OBJECTIVE:
Take the listing from its first line through the line that contains "from plotly.subplots import make_subplots" and please retype those lines exactly, leaving out the pictures.

•••

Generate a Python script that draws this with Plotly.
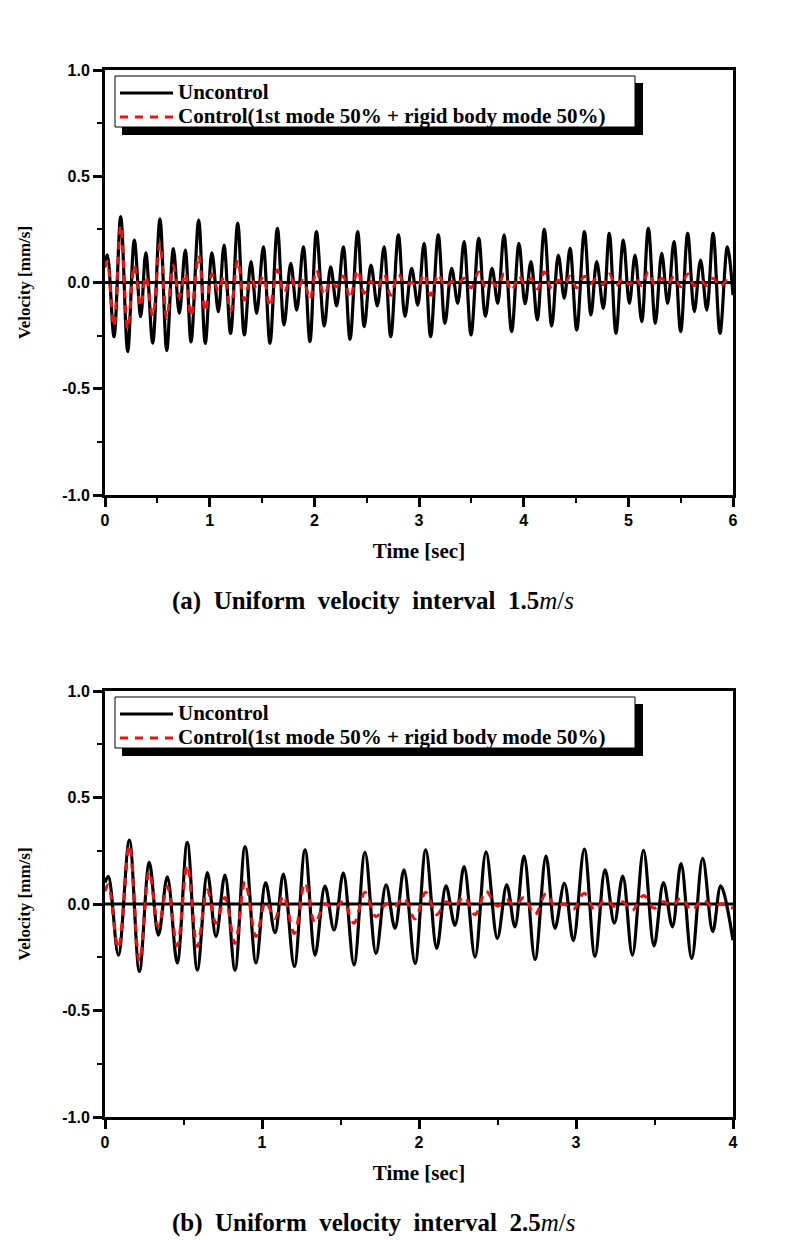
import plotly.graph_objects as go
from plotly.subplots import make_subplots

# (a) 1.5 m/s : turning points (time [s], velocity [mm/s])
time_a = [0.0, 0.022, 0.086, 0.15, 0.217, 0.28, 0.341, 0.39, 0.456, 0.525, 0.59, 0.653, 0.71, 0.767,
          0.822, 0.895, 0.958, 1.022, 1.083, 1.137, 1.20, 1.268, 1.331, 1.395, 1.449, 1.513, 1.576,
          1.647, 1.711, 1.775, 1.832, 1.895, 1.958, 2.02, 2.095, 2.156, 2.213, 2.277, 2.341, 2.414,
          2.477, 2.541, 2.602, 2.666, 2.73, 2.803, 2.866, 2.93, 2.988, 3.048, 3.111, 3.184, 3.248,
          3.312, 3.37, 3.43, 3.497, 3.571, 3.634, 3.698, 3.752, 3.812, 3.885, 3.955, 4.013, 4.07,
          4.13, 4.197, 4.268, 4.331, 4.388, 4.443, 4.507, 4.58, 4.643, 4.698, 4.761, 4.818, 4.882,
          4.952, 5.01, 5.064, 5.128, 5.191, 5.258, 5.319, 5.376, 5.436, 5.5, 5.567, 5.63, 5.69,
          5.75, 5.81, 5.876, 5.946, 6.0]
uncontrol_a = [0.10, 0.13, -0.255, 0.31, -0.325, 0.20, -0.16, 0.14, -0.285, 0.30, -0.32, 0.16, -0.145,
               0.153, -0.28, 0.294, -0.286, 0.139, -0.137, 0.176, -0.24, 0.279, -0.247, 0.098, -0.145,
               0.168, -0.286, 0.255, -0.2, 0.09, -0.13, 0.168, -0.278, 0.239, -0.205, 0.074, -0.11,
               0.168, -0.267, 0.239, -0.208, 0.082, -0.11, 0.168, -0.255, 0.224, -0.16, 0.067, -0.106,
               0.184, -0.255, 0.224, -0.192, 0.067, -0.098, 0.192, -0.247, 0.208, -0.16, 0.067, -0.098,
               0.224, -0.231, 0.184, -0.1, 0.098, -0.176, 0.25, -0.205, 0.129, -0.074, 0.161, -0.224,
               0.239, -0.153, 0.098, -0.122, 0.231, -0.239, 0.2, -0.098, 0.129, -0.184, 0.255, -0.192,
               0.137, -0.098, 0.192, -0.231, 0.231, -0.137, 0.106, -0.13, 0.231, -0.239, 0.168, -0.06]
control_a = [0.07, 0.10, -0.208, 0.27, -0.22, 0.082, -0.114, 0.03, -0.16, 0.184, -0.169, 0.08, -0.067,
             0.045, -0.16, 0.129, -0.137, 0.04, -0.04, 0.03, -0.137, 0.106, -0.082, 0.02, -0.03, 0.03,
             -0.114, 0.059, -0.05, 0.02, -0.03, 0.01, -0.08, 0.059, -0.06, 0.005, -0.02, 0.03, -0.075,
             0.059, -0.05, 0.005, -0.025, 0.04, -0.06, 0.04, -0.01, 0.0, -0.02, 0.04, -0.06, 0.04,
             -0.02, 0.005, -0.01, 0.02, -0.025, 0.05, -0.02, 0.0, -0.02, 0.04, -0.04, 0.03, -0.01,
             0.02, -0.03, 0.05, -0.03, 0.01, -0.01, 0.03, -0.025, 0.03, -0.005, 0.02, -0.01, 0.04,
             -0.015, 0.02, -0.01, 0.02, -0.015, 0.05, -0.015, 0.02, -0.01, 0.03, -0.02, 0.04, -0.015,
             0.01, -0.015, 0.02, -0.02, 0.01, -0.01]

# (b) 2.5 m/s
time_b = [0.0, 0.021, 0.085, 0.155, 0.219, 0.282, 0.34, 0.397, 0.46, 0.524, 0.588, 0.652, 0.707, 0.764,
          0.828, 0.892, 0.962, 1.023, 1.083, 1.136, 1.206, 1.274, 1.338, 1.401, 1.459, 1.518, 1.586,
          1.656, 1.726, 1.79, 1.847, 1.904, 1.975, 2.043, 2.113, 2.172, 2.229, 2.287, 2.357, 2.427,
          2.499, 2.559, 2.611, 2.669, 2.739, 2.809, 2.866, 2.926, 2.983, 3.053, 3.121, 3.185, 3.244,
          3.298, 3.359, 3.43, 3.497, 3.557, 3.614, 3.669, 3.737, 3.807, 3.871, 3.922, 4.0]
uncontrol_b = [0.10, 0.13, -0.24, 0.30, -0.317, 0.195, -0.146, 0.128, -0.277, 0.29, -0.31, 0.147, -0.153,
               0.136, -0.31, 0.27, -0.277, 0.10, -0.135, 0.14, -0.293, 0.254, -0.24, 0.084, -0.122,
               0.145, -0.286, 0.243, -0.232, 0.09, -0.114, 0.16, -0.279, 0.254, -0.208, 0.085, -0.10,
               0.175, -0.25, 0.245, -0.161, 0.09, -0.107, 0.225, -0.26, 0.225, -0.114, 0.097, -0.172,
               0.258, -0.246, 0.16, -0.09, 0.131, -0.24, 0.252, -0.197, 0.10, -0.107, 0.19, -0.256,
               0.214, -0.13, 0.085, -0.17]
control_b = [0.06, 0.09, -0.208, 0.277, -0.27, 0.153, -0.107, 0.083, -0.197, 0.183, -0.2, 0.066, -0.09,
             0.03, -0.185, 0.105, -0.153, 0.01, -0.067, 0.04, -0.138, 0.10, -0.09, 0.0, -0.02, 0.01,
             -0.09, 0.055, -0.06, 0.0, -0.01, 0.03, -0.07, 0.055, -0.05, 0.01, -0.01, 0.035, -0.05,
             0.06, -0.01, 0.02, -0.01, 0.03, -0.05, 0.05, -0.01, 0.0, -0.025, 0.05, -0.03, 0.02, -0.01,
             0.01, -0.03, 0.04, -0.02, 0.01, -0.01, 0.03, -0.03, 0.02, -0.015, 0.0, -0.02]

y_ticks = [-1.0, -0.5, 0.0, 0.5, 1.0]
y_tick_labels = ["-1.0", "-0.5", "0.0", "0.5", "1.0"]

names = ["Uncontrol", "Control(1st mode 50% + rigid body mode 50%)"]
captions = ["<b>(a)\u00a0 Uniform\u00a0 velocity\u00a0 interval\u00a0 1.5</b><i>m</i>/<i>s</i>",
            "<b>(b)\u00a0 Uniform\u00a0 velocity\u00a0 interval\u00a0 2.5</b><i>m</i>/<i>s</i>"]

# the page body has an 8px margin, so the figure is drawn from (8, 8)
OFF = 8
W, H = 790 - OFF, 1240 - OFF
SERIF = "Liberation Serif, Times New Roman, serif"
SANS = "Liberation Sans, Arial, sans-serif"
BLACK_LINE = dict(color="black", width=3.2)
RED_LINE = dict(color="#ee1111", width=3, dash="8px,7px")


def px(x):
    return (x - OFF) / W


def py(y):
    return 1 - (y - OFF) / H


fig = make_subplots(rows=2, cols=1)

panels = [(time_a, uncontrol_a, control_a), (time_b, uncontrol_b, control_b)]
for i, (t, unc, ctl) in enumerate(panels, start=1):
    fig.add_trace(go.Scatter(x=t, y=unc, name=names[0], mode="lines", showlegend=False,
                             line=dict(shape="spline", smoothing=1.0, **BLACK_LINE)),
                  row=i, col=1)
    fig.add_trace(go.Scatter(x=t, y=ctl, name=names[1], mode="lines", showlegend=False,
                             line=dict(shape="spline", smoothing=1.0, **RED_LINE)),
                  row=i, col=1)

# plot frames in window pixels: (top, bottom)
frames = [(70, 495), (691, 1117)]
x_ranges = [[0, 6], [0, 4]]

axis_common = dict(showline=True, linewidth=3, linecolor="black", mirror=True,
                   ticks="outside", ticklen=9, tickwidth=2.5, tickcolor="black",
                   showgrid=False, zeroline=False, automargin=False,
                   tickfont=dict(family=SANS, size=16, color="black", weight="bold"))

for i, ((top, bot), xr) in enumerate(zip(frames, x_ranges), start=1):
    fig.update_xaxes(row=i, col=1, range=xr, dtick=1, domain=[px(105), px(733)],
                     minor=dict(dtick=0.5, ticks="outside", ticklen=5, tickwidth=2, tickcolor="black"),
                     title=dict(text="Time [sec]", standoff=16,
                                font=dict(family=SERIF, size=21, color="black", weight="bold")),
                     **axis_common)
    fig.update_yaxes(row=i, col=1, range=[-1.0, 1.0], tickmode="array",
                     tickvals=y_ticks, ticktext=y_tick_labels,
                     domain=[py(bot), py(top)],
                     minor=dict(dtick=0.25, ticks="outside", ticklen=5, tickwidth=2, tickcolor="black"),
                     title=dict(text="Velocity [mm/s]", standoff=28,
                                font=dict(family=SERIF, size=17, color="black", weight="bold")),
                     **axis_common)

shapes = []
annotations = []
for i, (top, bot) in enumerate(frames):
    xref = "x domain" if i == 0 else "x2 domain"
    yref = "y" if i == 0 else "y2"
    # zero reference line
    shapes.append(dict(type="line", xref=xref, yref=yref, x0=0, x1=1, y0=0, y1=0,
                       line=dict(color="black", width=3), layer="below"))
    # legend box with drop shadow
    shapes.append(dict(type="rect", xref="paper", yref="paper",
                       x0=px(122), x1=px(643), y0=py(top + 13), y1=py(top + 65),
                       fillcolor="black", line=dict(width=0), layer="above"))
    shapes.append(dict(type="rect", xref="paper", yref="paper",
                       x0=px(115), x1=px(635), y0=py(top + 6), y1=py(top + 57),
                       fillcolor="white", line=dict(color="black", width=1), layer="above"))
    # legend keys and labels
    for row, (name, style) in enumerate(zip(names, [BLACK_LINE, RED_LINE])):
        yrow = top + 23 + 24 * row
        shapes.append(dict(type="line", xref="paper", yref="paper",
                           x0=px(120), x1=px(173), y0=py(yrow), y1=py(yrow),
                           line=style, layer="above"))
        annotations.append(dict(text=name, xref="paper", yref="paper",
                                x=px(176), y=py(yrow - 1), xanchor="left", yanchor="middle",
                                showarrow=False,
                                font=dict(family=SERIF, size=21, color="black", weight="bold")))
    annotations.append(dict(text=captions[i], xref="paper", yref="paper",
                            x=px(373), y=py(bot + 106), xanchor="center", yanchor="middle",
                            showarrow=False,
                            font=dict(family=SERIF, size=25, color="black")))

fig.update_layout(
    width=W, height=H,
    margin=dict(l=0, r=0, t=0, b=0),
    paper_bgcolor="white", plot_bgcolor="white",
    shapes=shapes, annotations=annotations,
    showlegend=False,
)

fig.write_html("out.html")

•••

CORRECT RESPONSE:
Generate a Python script that draws this with Plotly.
import plotly.graph_objects as go
from plotly.subplots import make_subplots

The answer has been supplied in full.